Holidays to Tanzania have it all, from Mt Kilimanjaro, Africa’s highest mountain, to beautiful, untouched beaches, such as those found in Zanzibar, and sprawling national parks, like the Serengeti and the Ngorongoro Conservation Area.
Tanzania is also one of the oldest-known continuously inhabited areas on Earth; two-million-year-old fossils containing both human and hominids remains have been found in the country. With so much history and natural beauty on offer, how can you not plan your next holiday to Tanzania?
Tanzania has a tropical climate: the country’s weather varies from hot and humid during the day to cool at night and it does not have four distinct seasons. In addition to a dry season there are two major rainy periods in Tanzania. The short rains are uni-modal, from December to April, and the long rains are bi-modal, from October–December and then March–May. The former is experienced in southern, central and western parts of the country, and the latter is found to the north and northern coast.
Many claim the best time to plan your holidays in Tanzania is from June to August, which is right at the end of the long rainy season meaning the weather is at its best: reasonably hot during the day but then cool in the evening.
The northeast region of Tanzania, where Mount Kilimanjaro is situated, is extremely mountainous.

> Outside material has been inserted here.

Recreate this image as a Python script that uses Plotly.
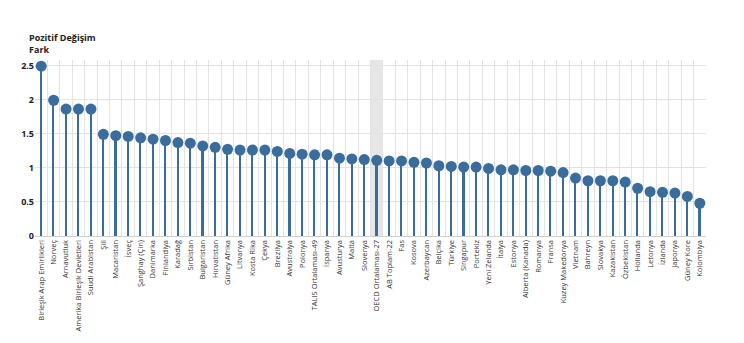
import plotly.graph_objects as go

countries = [
    "Birleşik Arap Emirlikleri", "Norveç", "Arnavutluk", "Amerika Birleşik Devletleri",
    "Suudi Arabistan", "Şili", "Macaristan", "İsveç", "Şanghay (Çin)", "Danimarka",
    "Finlandiya", "Karadağ", "Sırbistan", "Bulgaristan", "Hırvatistan", "Güney Afrika",
    "Litvanya", "Kosta Rika", "Çekya", "Brezilya", "Avustralya", "Polonya",
    "TALIS Ortalaması-49", "İspanya", "Avusturya", "Malta", "Slovenya",
    "OECD Ortalaması-27", "AB Toplam-22", "Fas", "Kosova", "Azerbaycan", "Belçika",
    "Türkiye", "Singapur", "Portekiz", "Yeni Zelanda", "İtalya", "Estonya",
    "Alberta (Kanada)", "Romanya", "Fransa", "Kuzey Makedonya", "Vietnam", "Bahreyn",
    "Slovakya", "Kazakistan", "Özbekistan", "Hollanda", "Letonya", "İzlanda",
    "Japonya", "Güney Kore", "Kolombiya",
]

values = [
    2.49, 1.99, 1.86, 1.86, 1.86, 1.49, 1.47, 1.46, 1.44, 1.42,
    1.40, 1.37, 1.36, 1.32, 1.30, 1.27, 1.26, 1.26, 1.26, 1.24,
    1.21, 1.20, 1.19, 1.19, 1.14, 1.13, 1.12, 1.11, 1.10, 1.10,
    1.08, 1.07, 1.03, 1.02, 1.01, 1.01, 0.99, 0.97, 0.97, 0.96,
    0.96, 0.95, 0.93, 0.85, 0.81, 0.81, 0.81, 0.79, 0.70, 0.65,
    0.64, 0.63, 0.58, 0.48,
]

highlight = "OECD Ortalaması-27"
y_ticks = [0, 0.5, 1, 1.5, 2, 2.5]
y_tick_labels = ["0", "0.5", "1", "1.5", "2", "2.5"]

color = "#3a6d9b"
font_family = "Open Sans, Noto Sans, sans-serif"

fig = go.Figure()

# stems
fig.add_trace(go.Bar(
    x=countries, y=values, width=0.13,
    marker=dict(color=color, line=dict(width=0)),
    hoverinfo="skip", showlegend=False,
))
# heads
fig.add_trace(go.Scatter(
    x=countries, y=values, mode="markers",
    marker=dict(color=color, size=11),
    showlegend=False,
))

hi = countries.index(highlight)
fig.add_shape(
    type="rect", xref="x", yref="paper",
    x0=hi - 0.5, x1=hi + 0.5, y0=0, y1=1,
    fillcolor="rgba(200,200,200,0.45)", line=dict(width=0), layer="below",
)

fig.add_annotation(
    xref="paper", yref="paper", x=-0.012, y=1.175,
    xanchor="left", yanchor="top", align="left", showarrow=False,
    text="Pozitif Değişim<br>Fark",
    font=dict(family=font_family, size=9, color="#222222", weight="bold"),
)

fig.update_layout(
    width=744, height=343,
    margin=dict(l=35, r=38, t=60, b=107),
    paper_bgcolor="white", plot_bgcolor="white",
    bargap=0,
    font=dict(family=font_family),
)
fig.update_xaxes(
    type="category", tickangle=-90, tickson="boundaries",
    showgrid=True, gridcolor="#e3e3e3", gridwidth=1,
    ticks="", tickfont=dict(size=7.5, color="#333333"),
    showline=True, linecolor="#d0d0d0", automargin=False,
    range=[-0.5, len(countries) - 0.5],
)
fig.update_yaxes(
    range=[0, 2.58], tickvals=y_ticks, ticktext=y_tick_labels,
    showgrid=True, gridcolor="#e3e3e3", gridwidth=1,
    zeroline=False, ticks="", automargin=False,
    tickfont=dict(size=9, color="#222222", weight="bold"),
)

fig.write_html("out.html")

In the north-west, you will find Lake Victoria, Africa’s largest lake and Lake Tanganyika, the continent’s deepest lake, also known for its unique species of fish.
The central region of Tanzania consists of a large plateau, with many open plains and land perfectly suited for growing crops. The eastern shore is hot and humid, with the island of Zanzibar just offshore.
There are several important wildlife parks within Tanzania, including the famous Ngorongoro Crater and Serengeti National Park in the north, and Selous Game Reserve and Mikumi National Park in the south. Jane Goodall’s infamous study of chimpanzees was conducted in Gombe National Park, in the western region of Tanzania.
The Serengeti National Park is easily Tanzania’s most famous and it’s also the largest, at 14,763 square kilometres of protected wildlife. Because of its picturesque nature and abundance of wildlife, some consider it to be the quintessential image of true Africa. With countless prides of lions, families of elephants roaming around in packs, giraffes, gazelles, monkeys, and hundreds of other species of African wildlife, you can’t get much better than this!
January and February are said to be the best times to visit the Serengeti because it is around time when enormous herds of wildebeest migrate through the parks to better grazing areas. At this time, you could observe some of the 1.5 million wildebeest that inhabit the Serengeti undertake their migratory journey.
The coast of Tanzania is perhaps most famous for the Zanzibar Archipelago. Zanzibar has beautiful beaches and a historical Stone Town. Along the entire coast, diving, swimming, and snorkelling are at their best, with the unmatched views of incredible, native marine life and coral reefs.
Tanzania also features stunning landscapes at a higher altitude. Mt Kilimanjaro is the world’s highest free-standing, snow-covered equatorial mountain. The mountain supports the local people, who have made their lives around the resources that come from the mountain: an endless source of pure spring waters and rich volcanic soils make for unmatched agricultural conditions.
Although Mt. Kilimanjaro tops the list as Africa’s most famous mountain, Tanzania is home to several other large mountain ranges. Mountain climbing and hiking excursions are becoming an increasingly popular option for visitors who are not content to sit back and observe Tanzania’s beauty from inside a vehicle. For you adventurous types, taking advantage of the many trails and peaks Tanzania has to offer is a must!